The uncertain, elastic line between “legitimate” and “illegitimate” violence appeared in the upper reaches of power. Early in the state-making process, many parties shared the right to use violence, its actual employment, or both at once. The long love-hate affair between aspiring state makers and pirates or bandits illustrates the division. “Behind piracy on the seas acted cities and city-states,” writes Fernand Braudel of the sixteenth century. “Behind banditry, that terrestrial piracy, appeared the continual aid of lords.”‘ In times of war, indeed, the managers of full-fledged states often commissioned privateers, hired sometime bandits to raid their enemies, and encouraged their regular troops to take booty. In royal service, soldiers and sailors were often expected to provide for themselves by preying on the civilian population: commandeering, raping, looting, taking prizes. When demobilized, they commonly continued the same practices, but without the same royal protection; demobilized ships became pirate vessels, demobilized troops bandits.

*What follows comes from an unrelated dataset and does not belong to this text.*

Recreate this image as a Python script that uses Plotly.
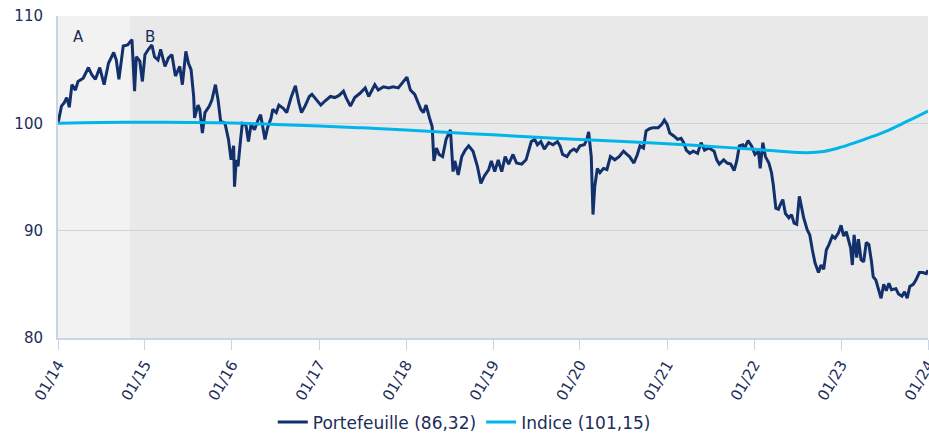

It also worked the other way: A king’s best source of armed supporters was sometimes the world of outlaws. Robin Hood’s conversion to royal archer may be a myth, but the myth records a practice. The distinctions between “legitimate” and “illegitimate” users of violence came clear only very slowly, in the process during which the state’s armed forces became relatively unified and permanent.
The process of legitimation of state violence came, as Tilly argues above, slowly. What, according to Weber, are the different types of legitimacy that attended to this process?
*Charles Tilly, “Reflections on the History of European State-Making,” in Charles Tilly, ed., The Formation of National States in Western Europe (Princeton, N.J.: Princeton Univ. Press, 1975), p. 42.
**Tilly, Charles. “War Making and State Making as Organized Crime, ” in Evans, Rueschemeyer and Skocpol, ed., Brining the State Back in (Cambridge: Cambridge University Press, 1985), p.172-173.
***Elias, Norbert. The Civilizing Process (Oxford: Blackwell), 1993.